Another lessons not learnt:
The immediate British casualty count was 20 men killed, 60 men wounded and 318 missing. Only 79 British and 81 Indian missing soldiers were later released by the Arabs (and some of these had been captured previously), so the count of men dead was in fact over 180. The 1/32nd Sikh Pioneers lost 30 men killed; being non-Muslim they stood little chance of survival if captured. The Manchester Regiment lost 3 officers and 131 NCOs and men killed; it is believed that around 100 prisoners from the Manchester Regiment were taken to Najaf and killed there.

The insurgents had won a great victory. The British, through ignorance of the land, its inhabitants and the effects of the climate, paid the price for breaking many rules of warfare that had been learned the hard way on the Indian North West Frontier.
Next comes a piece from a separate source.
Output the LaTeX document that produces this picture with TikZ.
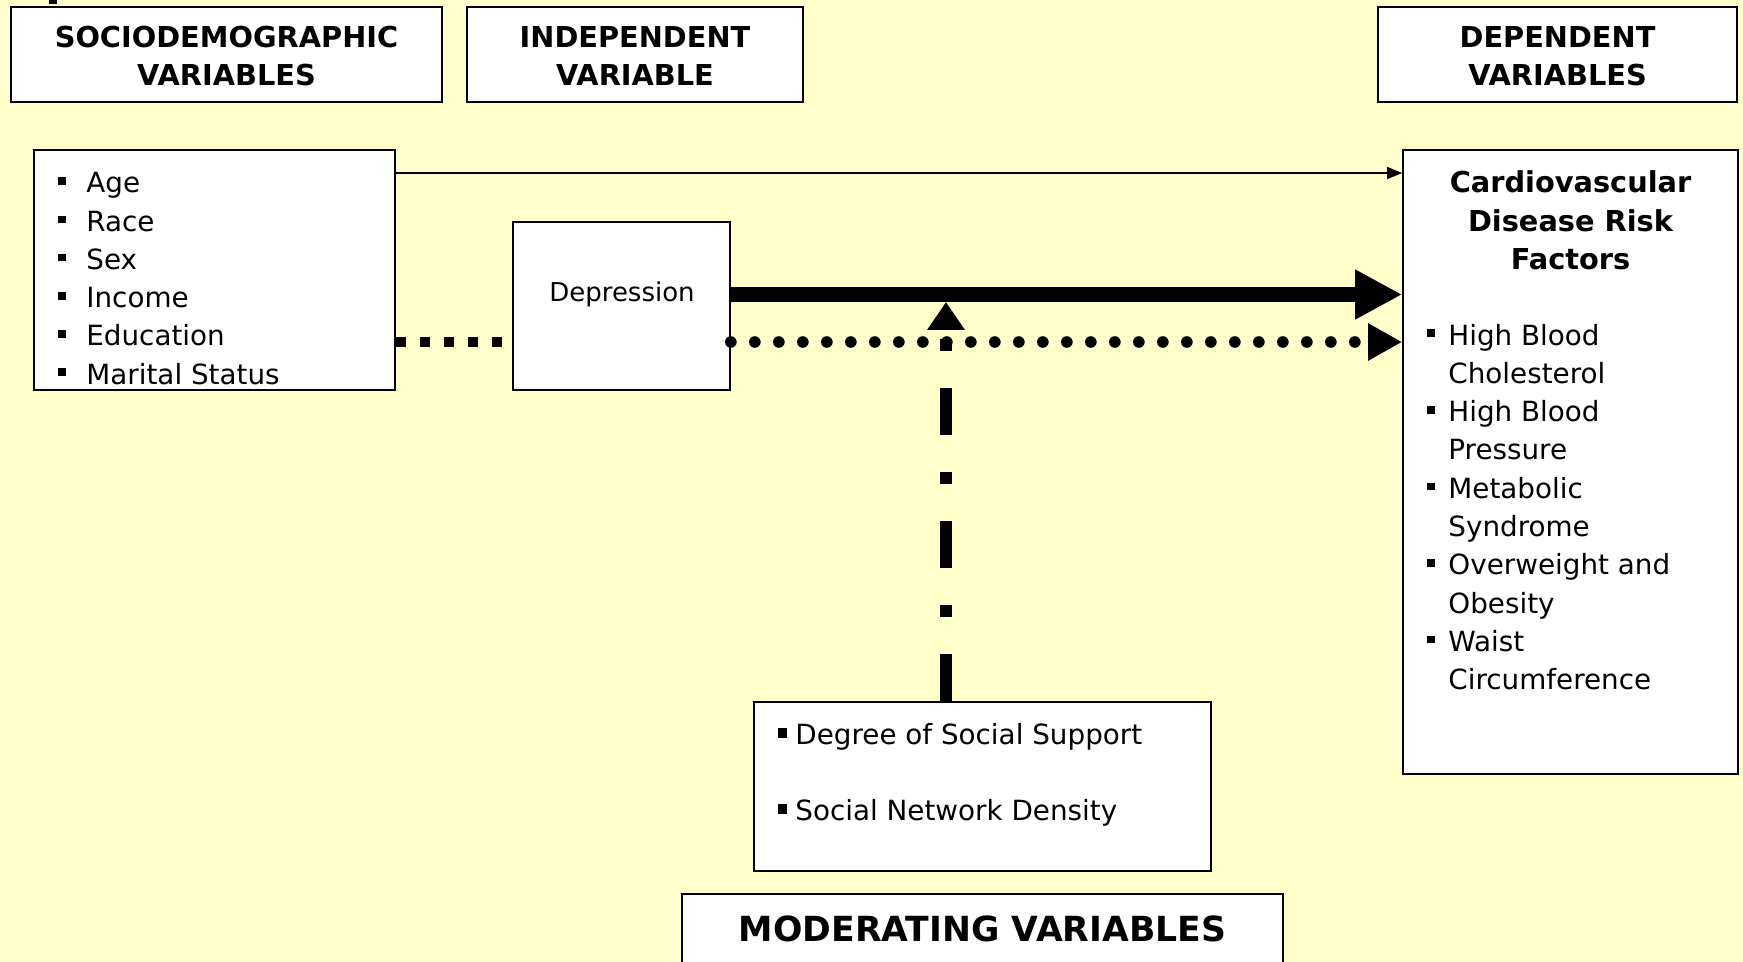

Sadly the British Army commanders in the recent invasion of Iraq appeared unfamiliar with the 1920 campaign. If those commanders had disseminated the lessons of that campaign to their subordinates, then perhaps more understanding of the situation would have been apparent, resulting in less British body bags being transported to the rear and in less suffering being inflicted on the local population. Such a study would have been a fitting tribute to the British soldiers and their adversaries who fought and died in the country in 1920.
Link:http://www.kaiserscross.com/304501/315743.html

You will note Tel Afar and Hillah feature in the account, both villages of note today.